As a former teenage Civil Servant back in Scotland (Britain’s Official Secrets Act forbids me from stating where, which makes it seem way more dramatic than it actually was) during the Thatcher era, I get strangely nostalgic whenever I flick through that venerable journal, Public Service Review. For those who may not have come across it, it’s a full-colour pamphlet, which comes out every couple of months, in typically lackadaisical fashion, for the sole purpose of providing entertainment during elongated Civil Service tea and toilet breaks. It’s patently not for public consumption, as it rejoices in publishing photographs of public service employees, not serving the public or in any way working, but attending seemingly endless meetings and committees. Flick through any given issue, and there they all are: picking noses, scratching ears, nodding off, chortling, quaffing tea, munching biscuits, listening intently to bearded speakers go on at length about “fair pay”, “negotiations”, “industrial action” (surely the funniest tautological oxymoron of all time), going on protest marches (I really wish marchers would chant “SIPTU-three-four, SIPTU-three-four”) and generally putting the public’s money to great and profitable use.

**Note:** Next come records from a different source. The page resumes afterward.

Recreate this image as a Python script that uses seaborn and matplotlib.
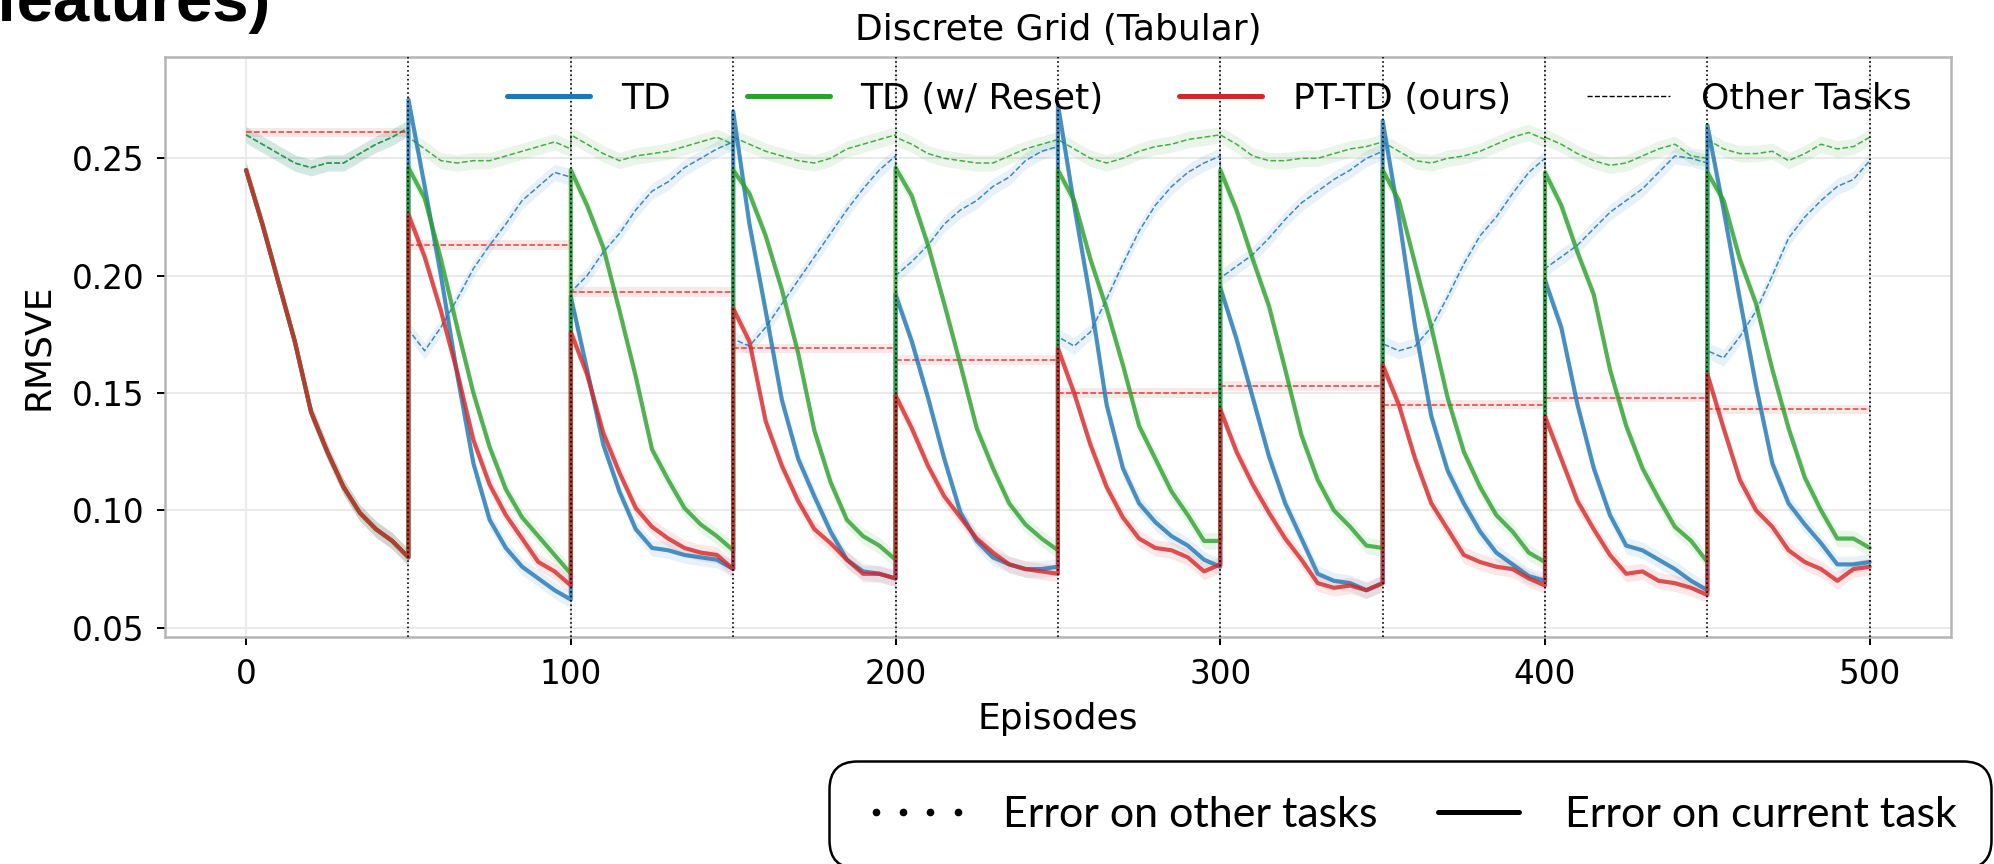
import numpy as np
import pandas as pd
import matplotlib
matplotlib.use("Agg")
import matplotlib.pyplot as plt
from matplotlib.lines import Line2D
import seaborn as sns

# episodes inside one task, and where each of the 10 tasks starts
task_offsets = [0, 5, 10, 15, 20, 25, 30, 35, 40, 45, 50]
task_starts = [0, 50, 100, 150, 200, 250, 300, 350, 400, 450]
task_switches = [50, 100, 150, 200, 250, 300, 350, 400, 450, 500]

# error on the current task (one row per task)
td_current = [
    [0.245, 0.222, 0.197, 0.172, 0.142, 0.125, 0.110, 0.099, 0.092, 0.087, 0.080],
    [0.275, 0.238, 0.200, 0.158, 0.120, 0.096, 0.084, 0.076, 0.071, 0.066, 0.062],
    [0.191, 0.160, 0.128, 0.108, 0.092, 0.084, 0.083, 0.081, 0.080, 0.079, 0.075],
    [0.270, 0.222, 0.185, 0.147, 0.122, 0.106, 0.091, 0.079, 0.074, 0.073, 0.071],
    [0.192, 0.172, 0.148, 0.122, 0.099, 0.087, 0.080, 0.077, 0.075, 0.075, 0.076],
    [0.273, 0.230, 0.190, 0.145, 0.118, 0.103, 0.095, 0.089, 0.085, 0.079, 0.076],
    [0.195, 0.173, 0.148, 0.123, 0.103, 0.088, 0.073, 0.070, 0.069, 0.066, 0.069],
    [0.266, 0.225, 0.178, 0.140, 0.117, 0.103, 0.091, 0.082, 0.077, 0.072, 0.070],
    [0.198, 0.178, 0.145, 0.118, 0.098, 0.085, 0.083, 0.079, 0.075, 0.070, 0.066],
    [0.264, 0.228, 0.190, 0.153, 0.120, 0.103, 0.094, 0.086, 0.077, 0.077, 0.078],
]
reset_current = [
    [0.245, 0.222, 0.197, 0.172, 0.142, 0.125, 0.110, 0.099, 0.092, 0.087, 0.080],
    [0.246, 0.233, 0.207, 0.178, 0.150, 0.127, 0.109, 0.097, 0.089, 0.081, 0.073],
    [0.245, 0.230, 0.212, 0.185, 0.157, 0.126, 0.113, 0.101, 0.094, 0.089, 0.083],
    [0.245, 0.235, 0.217, 0.194, 0.167, 0.134, 0.112, 0.096, 0.089, 0.085, 0.079],
    [0.246, 0.234, 0.213, 0.188, 0.162, 0.135, 0.118, 0.103, 0.094, 0.088, 0.083],
    [0.245, 0.232, 0.207, 0.186, 0.162, 0.136, 0.122, 0.108, 0.098, 0.087, 0.087],
    [0.245, 0.228, 0.207, 0.187, 0.160, 0.132, 0.113, 0.100, 0.093, 0.085, 0.084],
    [0.245, 0.232, 0.205, 0.178, 0.148, 0.125, 0.110, 0.098, 0.091, 0.082, 0.078],
    [0.244, 0.230, 0.210, 0.192, 0.160, 0.136, 0.118, 0.105, 0.093, 0.087, 0.078],
    [0.244, 0.232, 0.207, 0.188, 0.160, 0.135, 0.114, 0.100, 0.088, 0.088, 0.084],
]
pttd_current = [
    [0.245, 0.222, 0.197, 0.172, 0.142, 0.125, 0.110, 0.099, 0.092, 0.087, 0.080],
    [0.226, 0.208, 0.185, 0.159, 0.130, 0.111, 0.098, 0.088, 0.078, 0.074, 0.068],
    [0.176, 0.158, 0.133, 0.116, 0.101, 0.093, 0.088, 0.084, 0.082, 0.081, 0.075],
    [0.186, 0.172, 0.138, 0.119, 0.104, 0.092, 0.086, 0.079, 0.073, 0.073, 0.071],
    [0.149, 0.135, 0.119, 0.106, 0.097, 0.088, 0.082, 0.077, 0.075, 0.074, 0.073],
    [0.169, 0.150, 0.128, 0.110, 0.097, 0.088, 0.084, 0.083, 0.080, 0.074, 0.077],
    [0.143, 0.125, 0.111, 0.099, 0.088, 0.079, 0.069, 0.067, 0.068, 0.066, 0.069],
    [0.162, 0.145, 0.122, 0.103, 0.092, 0.081, 0.078, 0.076, 0.075, 0.071, 0.068],
    [0.140, 0.122, 0.104, 0.092, 0.081, 0.073, 0.074, 0.070, 0.069, 0.067, 0.064],
    [0.158, 0.135, 0.113, 0.100, 0.093, 0.083, 0.078, 0.075, 0.070, 0.075, 0.076],
]

# error on the other tasks
td_other = [
    [0.260, 0.256, 0.252, 0.248, 0.246, 0.248, 0.248, 0.252, 0.256, 0.259, 0.263],
    [0.177, 0.168, 0.178, 0.190, 0.203, 0.213, 0.222, 0.232, 0.238, 0.244, 0.242],
    [0.193, 0.200, 0.210, 0.218, 0.228, 0.236, 0.240, 0.246, 0.250, 0.254, 0.257],
    [0.173, 0.170, 0.178, 0.188, 0.198, 0.208, 0.218, 0.228, 0.237, 0.245, 0.251],
    [0.200, 0.206, 0.213, 0.222, 0.228, 0.232, 0.238, 0.242, 0.249, 0.253, 0.255],
    [0.174, 0.170, 0.176, 0.190, 0.205, 0.219, 0.230, 0.238, 0.244, 0.248, 0.251],
    [0.199, 0.204, 0.209, 0.216, 0.224, 0.231, 0.236, 0.241, 0.245, 0.250, 0.253],
    [0.171, 0.168, 0.170, 0.178, 0.191, 0.205, 0.217, 0.225, 0.235, 0.244, 0.250],
    [0.203, 0.208, 0.213, 0.220, 0.227, 0.232, 0.237, 0.244, 0.251, 0.250, 0.248],
    [0.168, 0.165, 0.174, 0.185, 0.200, 0.216, 0.225, 0.232, 0.238, 0.241, 0.249],
]
reset_other = [
    [0.260, 0.256, 0.252, 0.248, 0.246, 0.248, 0.248, 0.252, 0.256, 0.259, 0.263],
    [0.259, 0.254, 0.249, 0.248, 0.249, 0.249, 0.251, 0.253, 0.255, 0.257, 0.254],
    [0.260, 0.256, 0.252, 0.249, 0.251, 0.252, 0.253, 0.255, 0.257, 0.259, 0.256],
    [0.259, 0.256, 0.253, 0.251, 0.249, 0.248, 0.250, 0.254, 0.256, 0.258, 0.260],
    [0.259, 0.256, 0.252, 0.250, 0.249, 0.248, 0.248, 0.251, 0.254, 0.256, 0.258],
    [0.258, 0.254, 0.250, 0.248, 0.250, 0.253, 0.255, 0.256, 0.258, 0.259, 0.260],
    [0.260, 0.256, 0.251, 0.249, 0.249, 0.250, 0.250, 0.252, 0.254, 0.255, 0.257],
    [0.257, 0.253, 0.249, 0.248, 0.250, 0.251, 0.253, 0.256, 0.259, 0.261, 0.258],
    [0.259, 0.256, 0.252, 0.249, 0.247, 0.248, 0.251, 0.254, 0.256, 0.251, 0.250],
    [0.258, 0.254, 0.252, 0.252, 0.253, 0.249, 0.252, 0.256, 0.254, 0.255, 0.259],
]
# PT-TD keeps its permanent values fixed during a task -> one level per task
pttd_other = [0.261, 0.213, 0.193, 0.169, 0.164, 0.150, 0.153, 0.145, 0.148, 0.143]

# half width of the shaded bands
band_current = 0.0035
band_other = 0.0035
band_pttd_other = 0.002

colors = {"TD": "#1f77b4", "TD (w/ Reset)": "#2ca02c", "PT-TD (ours)": "#d62728"}


def long_form(rows, name):
    frames = []
    for start, vals in zip(task_starts, rows):
        frames.append(pd.DataFrame({"episode": [start + o for o in task_offsets],
                                    "rmsve": vals, "method": name}))
    return pd.concat(frames, ignore_index=True)


sns.set_style("whitegrid", {"axes.edgecolor": "#b5b5b5", "grid.color": "#e8e8e8",
                            "xtick.bottom": True, "ytick.left": True,
                            "xtick.color": "black", "ytick.color": "black",
                            "text.color": "black", "axes.labelcolor": "black"})
plt.rcParams["font.family"] = ["DejaVu Sans"]

fig = plt.figure(figsize=(19.94, 8.64), dpi=100)
ax = fig.add_axes([0.0827, 0.2631, 0.8957, 0.6713])

current = {"TD": td_current, "TD (w/ Reset)": reset_current, "PT-TD (ours)": pttd_current}
other = {"TD": td_other, "TD (w/ Reset)": reset_other}

# dashed: error on other tasks
for name, rows in other.items():
    df = long_form(rows, name)
    ax.fill_between(df["episode"], df["rmsve"] - band_other, df["rmsve"] + band_other,
                    color=colors[name], alpha=0.1, lw=0)
    sns.lineplot(data=df, x="episode", y="rmsve", ax=ax, color=colors[name], lw=1.1,
                 ls="--", alpha=0.85, estimator=None, sort=False, errorbar=None)
for start, level in zip(task_starts, pttd_other):
    ax.fill_between([start, start + 50], level - band_pttd_other, level + band_pttd_other,
                    color=colors["PT-TD (ours)"], alpha=0.1, lw=0)
    ax.hlines(level, start, start + 50, color=colors["PT-TD (ours)"], lw=1.1,
              linestyles="--", alpha=0.85)

# solid: error on the current task
for name, rows in current.items():
    df = long_form(rows, name)
    ax.fill_between(df["episode"], df["rmsve"] - band_current, df["rmsve"] + band_current,
                    color=colors[name], alpha=0.1, lw=0)
    sns.lineplot(data=df, x="episode", y="rmsve", ax=ax, color=colors[name], lw=3,
                 alpha=0.8, estimator=None, sort=False, errorbar=None)

for s in task_switches:
    ax.axvline(s, color="black", ls=":", lw=1.2, zorder=5)

ax.set_xlim(-25, 525)
ax.set_ylim(0.0462, 0.2933)
ax.set_xticks([0, 100, 200, 300, 400, 500])
ax.set_yticks([0.05, 0.10, 0.15, 0.20, 0.25])
ax.set_yticklabels(["0.05", "0.10", "0.15", "0.20", "0.25"])
ax.tick_params(axis="both", labelsize=23.5, length=6, width=1.4, pad=9)
for sp in ax.spines.values():
    sp.set_linewidth(1.8)
ax.grid(True, lw=1.3)
ax.set_xlabel("Episodes", fontsize=26, labelpad=8)
ax.set_ylabel("RMSVE", fontsize=26, labelpad=12)
ax.set_title("Discrete Grid (Tabular)", fontsize=26, pad=12)

handles = [Line2D([0], [0], color=colors[n], lw=3.6) for n in current]
handles.append(Line2D([0], [0], color="black", lw=1, ls="--"))
ax.legend(handles, list(current) + ["Other Tasks"], loc="upper right",
          bbox_to_anchor=(0.986, 0.982), borderaxespad=0, ncol=4, frameon=False,
          fontsize=26, handlelength=2.3, handletextpad=0.85, columnspacing=2.1)

# tail of the panel heading from the page above
fig.text(-0.002, 0.9757, "features)", fontsize=47, fontweight="bold", color="black",
         family=["Liberation Sans", "DejaVu Sans"], va="baseline", ha="left")

# separate key for the line styles
key_handles = [Line2D([0], [0], color="black", ls="none", marker="o", markersize=4.5),
               Line2D([0], [0], color="black", lw=3.6)]
key = fig.legend(key_handles, ["Error on other tasks", "Error on current task"],
                 loc="upper right", bbox_to_anchor=(0.9985, 0.119), ncol=2,
                 numpoints=4, prop={"family": "Lato", "size": 31},
                 handlelength=2.5, handletextpad=0.75, columnspacing=1.1,
                 borderpad=0.8, borderaxespad=0, frameon=True, framealpha=1,
                 edgecolor="black")
key.get_frame().set_linewidth(1.8)
key.get_frame().set_boxstyle("round", pad=0, rounding_size=0.65)
for t in key.get_texts():
    t.set_color("black")

fig.savefig("out.png", dpi=100)
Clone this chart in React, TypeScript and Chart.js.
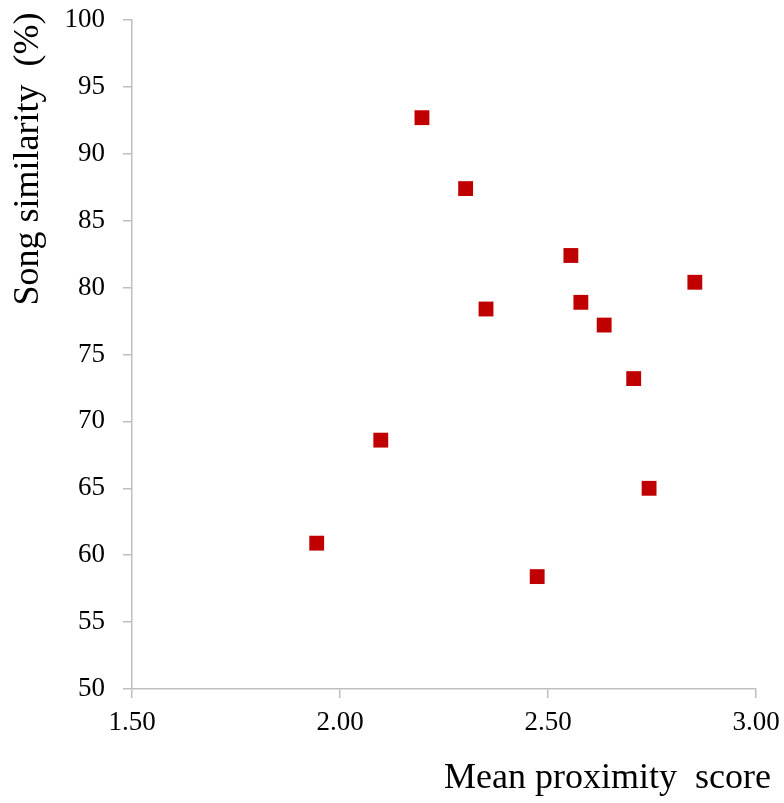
import React, { useEffect, useRef } from "react";
import { Chart, registerables } from "chart.js";

Chart.register(...registerables);

const proximityScores = [2.197, 2.302, 2.351, 2.555, 2.579, 2.635, 2.853, 2.706, 2.743, 2.098, 1.944, 2.474];
const songSimilarity = [92.7, 87.4, 78.4, 82.4, 78.9, 77.2, 80.4, 73.2, 65.0, 68.6, 60.9, 58.4];
const xTitle = "Mean proximity  score";
const yTitle = "Song similarity  (%)";

const FONT = "'Liberation Serif', 'Times New Roman', serif";

const titlesPlugin = {
  id: "customTitles",
  afterDraw(chart: any) {
    const ctx = chart.ctx;
    ctx.save();
    ctx.fillStyle = "#000";
    ctx.font = `36px ${FONT}`;
    ctx.textBaseline = "middle";
    ctx.textAlign = "right";
    ctx.fillText(xTitle, 771, 779);
    ctx.translate(29, 159);
    ctx.rotate(-Math.PI / 2);
    ctx.textAlign = "center";
    ctx.fillText(yTitle, 0, 0);
    ctx.restore();
  },
};

export default function App() {
  const ref = useRef<HTMLCanvasElement>(null);
  useEffect(() => {
    document.body.style.margin = "0";
    const data = proximityScores.map((x, i) => ({ x, y: songSimilarity[i] }));
    const chart = new Chart(ref.current!, {
      type: "scatter",
      data: {
        datasets: [
          {
            data,
            backgroundColor: "#C00000",
            borderColor: "#C00000",
            pointStyle: "rect",
            pointRadius: 10.5,
            pointHoverRadius: 10.5,
            borderWidth: 0,
          },
        ],
      },
      options: {
        animation: false,
        responsive: false,
        layout: { autoPadding: false, padding: { top: 20, right: 28, left: 0, bottom: 0 } },
        plugins: { legend: { display: false }, tooltip: { enabled: false } },
        scales: {
          x: {
            type: "linear",
            min: 1.5,
            max: 3.0,
            afterFit: (s: any) => {
              s.height = 803 - 689;
              s.paddingLeft = 0;
              s.paddingRight = 0;
            },
            ticks: {
              stepSize: 0.5,
              color: "#000",
              padding: 9,
              font: { family: FONT, size: 27 },
              callback: (v: any) => Number(v).toFixed(2),
            },
            grid: { drawOnChartArea: false, drawTicks: true, tickLength: 9, color: "#BFBFBF", lineWidth: 1.5 },
            border: { color: "#BFBFBF", width: 1.5 },
          },
          y: {
            type: "linear",
            min: 50,
            max: 100,
            afterFit: (s: any) => {
              s.width = 132;
              s.paddingTop = 0;
              s.paddingBottom = 0;
            },
            ticks: {
              stepSize: 5,
              color: "#000",
              padding: 18,
              font: { family: FONT, size: 27 },
            },
            grid: { drawOnChartArea: false, drawTicks: true, tickLength: 9, color: "#BFBFBF", lineWidth: 1.5 },
            border: { color: "#BFBFBF", width: 1.5 },
          },
        },
      },
      plugins: [titlesPlugin],
    });
    return () => chart.destroy();
  }, []);
  return (
    <div style={{ position: "absolute", left: 0, top: 0, width: 784, height: 803, background: "#fff" }}>
      <canvas ref={ref} width={784} height={803} style={{ display: "block" }} />
    </div>
  );
}
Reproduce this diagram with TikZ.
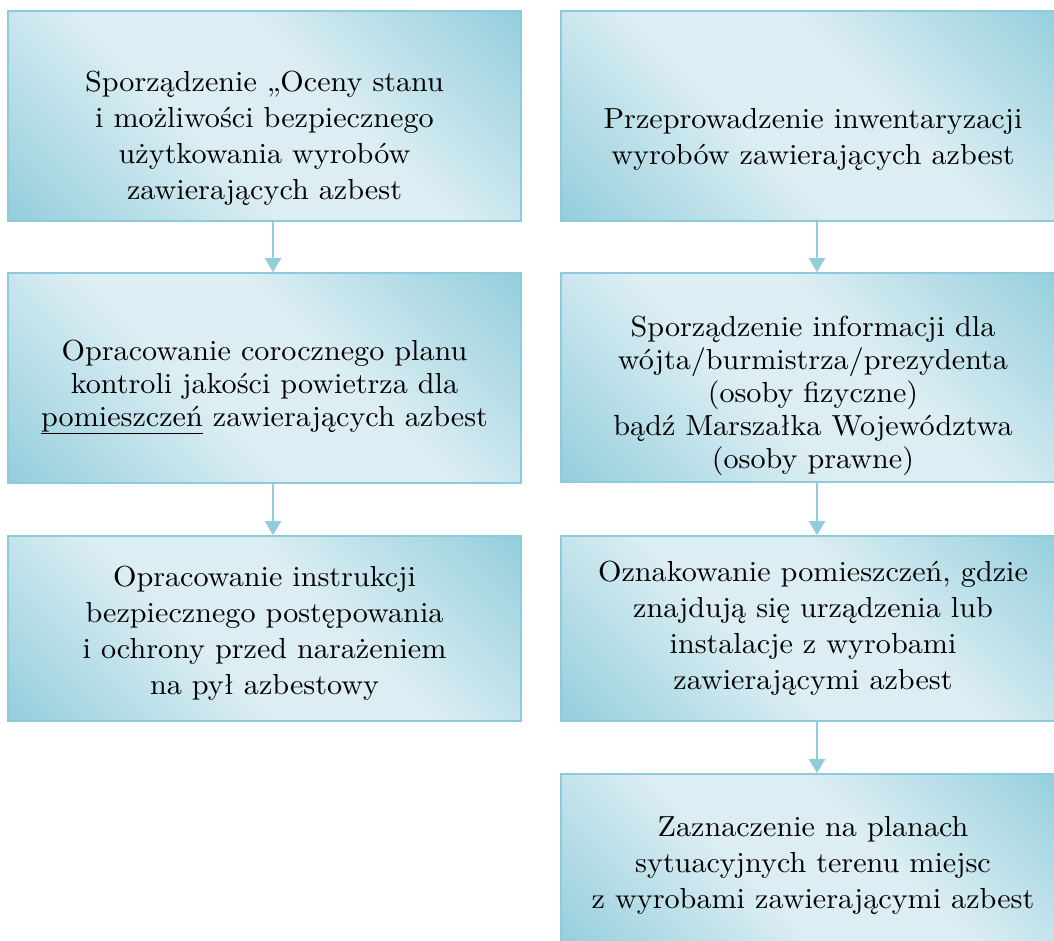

Don’t get me wrong, I’m a fan; I used to be one of those narcoleptic cookie monsters. Even as an 18-year-old temp, I realised what was going on. The Union reps would look after things like Health & Safety or Sports & Social, because it meant they could always justify swanning around the office with a clipboard, sucking through their teeth and shaking their heads and calling extraordinary meetings at the drop of a stubby pencil. The union reps in my office were the usual woolly (literally, sweaterfests) lefty types, but were astonishingly protective of their positions. Every time it came around to Union elections, they would heavily advise us not to vote for the Militants. Now, I had no idea who anyone on the ballot paper was at all, until they pointed out which ones were the Militants – therefore, it was these hard-left, red-tied, sharp-suited Trotskyites who duly got my stroppy vote. I realised what the scam was; if the soft-lefties were the Union reps, they wouldn’t cause too much trouble for management and therefore would be allowed to carry on floating about the office with their sweaty, furrowed brows, do-gooding clipboards and “Nuclear Power – No Thanks!” badges, avoiding all forms of gainful labour, just so long as they didn’t upset the apple cart too much.
Anyway, back to the publication in hand: in keeping with tradition, the festive edition of Public Service Review (front page headline: “United We Bargain, Divided We Beg”) features a grand and handy ‘Public Service Executive Union 2009 Calendar’ which comrades are asked to tear off, crease and then fold into an attractive desk adornment. It comes with the following instructions:
- Detach back cover along perforation
- Fold along creases
- Engage locking tongues in appropriate slots to make tent shape
That should kill a good three hours, then.